##### Material provided #####
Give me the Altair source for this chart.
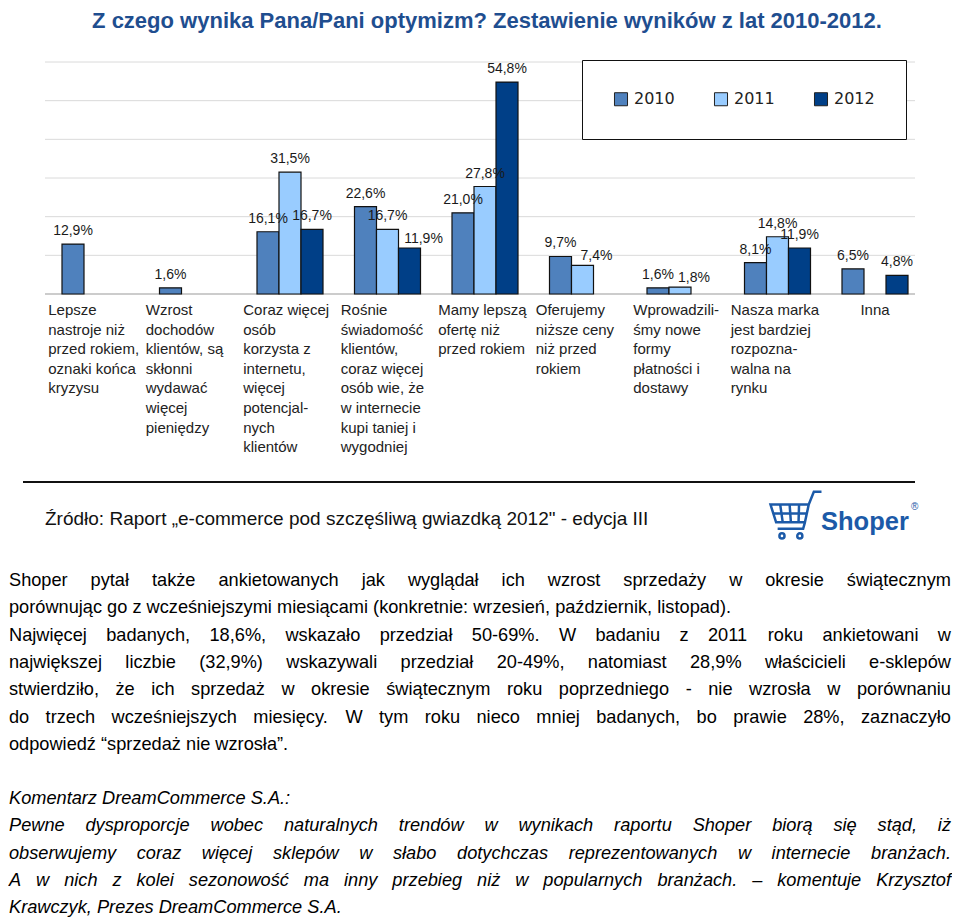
import altair as alt
import pandas as pd

# ---------------- data ----------------
title_text = "Z czego wynika Pana/Pani optymizm? Zestawienie wyników z lat 2010-2012."

categories = ["Lepsze", "Wzrost", "Coraz", "Rośnie", "Mamy", "Oferujemy", "Wprowadziliśmy", "Nasza", "Inna"]
category_lines = [
    ["Lepsze", "nastroje niż", "przed rokiem,", "oznaki końca", "kryzysu"],
    ["Wzrost", "dochodów", "klientów, są", "skłonni", "wydawać", "więcej", "pieniędzy"],
    ["Coraz więcej", "osób", "korzysta z", "internetu,", "więcej", "potencjal-", "nych", "klientów"],
    ["Rośnie", "świadomość", "klientów,", "coraz więcej", "osób wie, że", "w internecie", "kupi taniej i", "wygodniej"],
    ["Mamy lepszą", "ofertę niż", "przed rokiem"],
    ["Oferujemy", "niższe ceny", "niż przed", "rokiem"],
    ["Wprowadzili-", "śmy nowe", "formy", "płatności i", "dostawy"],
    ["Nasza marka", "jest bardziej", "rozpozna-", "walna na", "rynku"],
    ["Inna"],
]
years = ["2010", "2011", "2012"]
v2010 = [12.9, 1.6, 16.1, 22.6, 21.0, 9.7, 1.6, 8.1, 6.5]
v2011 = [None, None, 31.5, 16.7, 27.8, 7.4, 1.8, 14.8, None]
v2012 = [None, None, 16.7, 11.9, 54.8, None, None, 11.9, 4.8]
year_colors = ["#4F81BD", "#99CCFF", "#003F87"]
grid_values = [10, 20, 30, 40, 50, 60]

source_text = "Źródło: Raport „e-commerce pod szczęśliwą gwiazdką 2012\" - edycja III"
logo_text = "Shoper"

para1 = [
    "Shoper pytał także ankietowanych jak wyglądał ich wzrost sprzedaży w okresie świątecznym",
    "porównując go z wcześniejszymi miesiącami (konkretnie: wrzesień,  październik, listopad).",
    "Najwięcej badanych, 18,6%, wskazało przedział 50-69%. W badaniu z 2011 roku ankietowani w",
    "największej liczbie (32,9%) wskazywali przedział 20-49%, natomiast 28,9% właścicieli e-sklepów",
    "stwierdziło, że ich sprzedaż w okresie świątecznym roku poprzedniego - nie wzrosła w porównaniu",
    "do trzech wcześniejszych miesięcy. W tym roku nieco mniej badanych, bo prawie 28%, zaznaczyło",
    "odpowiedź “sprzedaż nie wzrosła”.",
]
para1_justified = [True, False, True, True, True, True, False]
para2 = [
    "Komentarz DreamCommerce S.A.:",
    "Pewne dysproporcje wobec naturalnych trendów w wynikach raportu Shoper biorą się stąd, iż",
    "obserwujemy coraz więcej sklepów w słabo dotychczas reprezentowanych w internecie branżach.",
    "A w nich z kolei sezonowość ma inny przebieg niż w popularnych branżach. – komentuje Krzysztof",
    "Krawczyk, Prezes DreamCommerce S.A.",
]
para2_justified = [False, True, True, True, False]

# ---------------- layout helpers (Arial / Liberation Sans advance widths, 1/1000 em) ----------------
ADV = {ch: 556 for ch in "abdeghnopqu0123456789ąęńó–"}
ADV.update({ch: 500 for ch in "cksvxyzćśźżJ"})
ADV.update({ch: 222 for ch in "ijlł"})
ADV.update({ch: 278 for ch in " ft,.:;/I!"})
ADV.update({ch: 333 for ch in "r-()“”„"})
ADV.update({"m": 833, "w": 722, "%": 889, '"': 355, "M": 833, "W": 944})
ADV.update({ch: 667 for ch in "ABEKPSVXYŚ"})
ADV.update({ch: 722 for ch in "CDHNRU"})
ADV.update({ch: 611 for ch in "FTZŹŻ"})
ADV.update({ch: 778 for ch in "GOQ"})
ADV.update({"L": 556, "Ł": 556})


def text_w(s, size):
    return sum(ADV.get(ch, 556) for ch in s) * size / 1000.0


X0, Y0 = 46.25, 62   # plot origin on the page
W, H = 877.5, 232
SVG_W = 944          # page is 960 wide with an 8px margin on each side
GRID_L, GRID_R = 45 - X0, 915 - X0
BODY_SIZE = 18.2
BODY_LEFT, BODY_RIGHT = 9 - X0, 951 - X0


def layout(lines, justified, first_baseline, line_h):
    out = []
    for i, (line, just) in enumerate(zip(lines, justified)):
        words = line.split()
        widths = [text_w(w, BODY_SIZE) for w in words]
        if just and len(words) > 1:
            gap = (BODY_RIGHT - BODY_LEFT - sum(widths)) / (len(words) - 1)
        else:
            gap = text_w(" ", BODY_SIZE)
        x = BODY_LEFT
        for w, wd in zip(words, widths):
            out.append({"word": w, "x": x, "y": first_baseline + i * line_h})
            x += wd + gap
    return pd.DataFrame(out)


# ---------------- tables ----------------
rows = []
for yr, vals in zip(years, [v2010, v2011, v2012]):
    for cat, v in zip(categories, vals):
        if v is not None:
            rows.append({"category": cat, "year": yr, "value": v})
bars_df = pd.DataFrame(rows)
labels_df = pd.DataFrame({"category": categories, "label": ["\n".join(l) for l in category_lines]})
grid_df = pd.DataFrame({"g": grid_values})
body1_df = layout(para1, para1_justified, 586 - Y0, 27.3)
body2_df = layout(para2, para2_justified, 804 - Y0, 27.25)

x_scale = alt.Scale(domain=categories, paddingInner=0.323, paddingOuter=0.1615)
xo_scale = alt.Scale(domain=years, paddingInner=0, paddingOuter=0)
y_scale = alt.Scale(domain=[0, 60], nice=False)

X = alt.X("category:N", scale=x_scale, axis=None)
XO = alt.XOffset("year:N", scale=xo_scale)

grid = alt.Chart(grid_df).mark_rule(color="#dadada", strokeWidth=1).encode(
    y=alt.Y("g:Q", scale=y_scale, axis=None), x=alt.value(GRID_L), x2=alt.value(GRID_R)
)

baseline = alt.Chart(alt.Data(values=[{"v": 0}])).mark_rule(color="#9a9a9a", strokeWidth=1.2).encode(
    y=alt.Y("v:Q", scale=y_scale, axis=None), x=alt.value(GRID_L), x2=alt.value(GRID_R)
)

base = alt.Chart(bars_df)

bars = base.mark_bar(stroke="#111111", strokeWidth=1.2).encode(
    x=X,
    xOffset=XO,
    y=alt.Y("value:Q", scale=y_scale, axis=None),
    color=alt.Color(
        "year:N",
        scale=alt.Scale(domain=years, range=year_colors),
        legend=alt.Legend(
            title=None, orient="none", legendX=582 - X0, legendY=60 - Y0, direction="horizontal",
            symbolType="square", symbolSize=170, symbolStrokeColor="#222222", symbolStrokeWidth=1,
            labelFont="DejaVu Sans", labelFontSize=16, labelColor="#222222", labelOffset=5,
            columnPadding=37, padding=31, strokeColor="#111111", fillColor="white",
        ),
    ),
)

# labels that the original nudges to the right of their bar
nudged = "(datum.category == 'Rośnie' && datum.year == '2012') || " \
         "(datum.category == 'Oferujemy' && datum.year == '2011') || " \
         "(datum.category == 'Wprowadziliśmy' && datum.year == '2011')"

lbl_base = base.transform_calculate(
    lbl="replace(format(datum.value, '.1f'), '.', ',') + '%'"
)
value_text = lbl_base.transform_filter("!(" + nudged + ")").mark_text(
    baseline="alphabetic", dy=-9, fontSize=14, font="Liberation Sans", color="#1a1a1a"
).encode(x=X, xOffset=XO, y=alt.Y("value:Q", scale=y_scale, axis=None), text="lbl:N")

value_text_nudged = lbl_base.transform_filter(nudged).mark_text(
    baseline="alphabetic", dx=14, dy=-5, fontSize=14, font="Liberation Sans", color="#1a1a1a"
).encode(x=X, xOffset=XO, y=alt.Y("value:Q", scale=y_scale, axis=None), text="lbl:N")

cat_text = alt.Chart(labels_df).transform_filter("datum.category != 'Inna'").mark_text(
    align="left", baseline="alphabetic", dx=-46.75, fontSize=15, lineHeight=19.6, lineBreak="\n",
    font="Liberation Sans", color="#222222"
).encode(x=X, y=alt.value(253), text="label:N")

inna_text = alt.Chart(labels_df).transform_filter("datum.category == 'Inna'").mark_text(
    align="center", baseline="alphabetic", fontSize=15, font="Liberation Sans", color="#222222"
).encode(x=X, y=alt.value(253), text="label:N")

title = alt.Chart(alt.Data(values=[{"t": title_text}])).mark_text(
    align="center", baseline="alphabetic", font="Liberation Sans", fontWeight="bold",
    fontSize=22, color="#1F4E8F"
).encode(x=alt.value(487 - X0), y=alt.value(28 - Y0), text="t:N")

sep_rule = alt.Chart(alt.Data(values=[{"v": 0}])).mark_rule(color="#111111", strokeWidth=2).encode(
    x=alt.value(23 - X0), x2=alt.value(915 - X0), y=alt.value(482 - Y0)
)

source = alt.Chart(alt.Data(values=[{"t": source_text}])).mark_text(
    align="left", baseline="alphabetic", font="Liberation Sans", fontSize=19, color="#111111"
).encode(x=alt.value(45 - X0), y=alt.value(525 - Y0), text="t:N")

logo = alt.Chart(alt.Data(values=[{"t": logo_text}])).mark_text(
    align="left", baseline="alphabetic", font="Liberation Sans", fontWeight="bold",
    fontSize=25.5, color="#1C5AA8"
).encode(x=alt.value(821 - X0), y=alt.value(530 - Y0), text="t:N")

logo_r = alt.Chart(alt.Data(values=[{"t": "®"}])).mark_text(
    align="left", baseline="alphabetic", font="Liberation Sans", fontSize=10, color="#1C5AA8"
).encode(x=alt.value(911 - X0), y=alt.value(510 - Y0), text="t:N")

cart_path = (
    "M-1,-0.45 L0.5,-0.45 L0.35,0.25 L-0.78,0.25 Z "
    "M-0.62,-0.45 L-0.52,0.25 M-0.25,-0.45 L-0.2,0.25 M0.12,-0.45 L0.1,0.25 "
    "M-0.9,-0.1 L0.43,-0.1 "
    "M0.5,-0.45 L0.7,-0.95 L1,-0.95 "
    "M0.35,0.25 L0.28,0.5 L-0.72,0.5 "
    "M-0.65,0.78 a0.1,0.1 0 1,0 0.2,0 a0.1,0.1 0 1,0 -0.2,0 "
    "M0.05,0.78 a0.1,0.1 0 1,0 0.2,0 a0.1,0.1 0 1,0 -0.2,0"
)
cart = alt.Chart(alt.Data(values=[{"v": 0}])).mark_point(
    shape=cart_path, filled=False, stroke="#1C5AA8", strokeWidth=2.5, opacity=1
).encode(x=alt.value(796 - X0), y=alt.value(516 - Y0), size=alt.value(2600))

body1 = alt.Chart(body1_df).mark_text(
    align="left", baseline="alphabetic", font="Liberation Sans", fontSize=BODY_SIZE, color="#000000"
).encode(x=alt.X("x:Q", scale=None, axis=None), y=alt.Y("y:Q", scale=None, axis=None), text="word:N")

body2 = alt.Chart(body2_df).mark_text(
    align="left", baseline="alphabetic", font="Liberation Sans", fontSize=BODY_SIZE, fontStyle="italic",
    color="#000000"
).encode(x=alt.X("x:Q", scale=None, axis=None), y=alt.Y("y:Q", scale=None, axis=None), text="word:N")

chart = alt.layer(
    grid, baseline, bars, value_text, value_text_nudged, cat_text, inna_text, title, sep_rule,
    source, logo, logo_r, cart, body1, body2
).resolve_scale(
    x="independent", y="independent"
).properties(
    width=W, height=H,
    autosize=alt.AutoSizeParams(type="none"),
    padding={"left": X0 - 8, "top": Y0 - 8, "right": SVG_W - (X0 - 8) - W, "bottom": 625},
).configure_view(stroke=None)

chart.save("out.html", embed_options={"renderer": "svg", "actions": False})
#####
◆ Task goal: Repeat, exactly and in full, each line from the start of the data to the line that contains "czego wynika Pana/Pani". Pictures do not go in.

◆ Complete answer:
Give me the Altair source for this chart.
import altair as alt
import pandas as pd

# ---------------- data ----------------
title_text = "Z czego wynika Pana/Pani optymizm? Zestawienie wyników z lat 2010-2012."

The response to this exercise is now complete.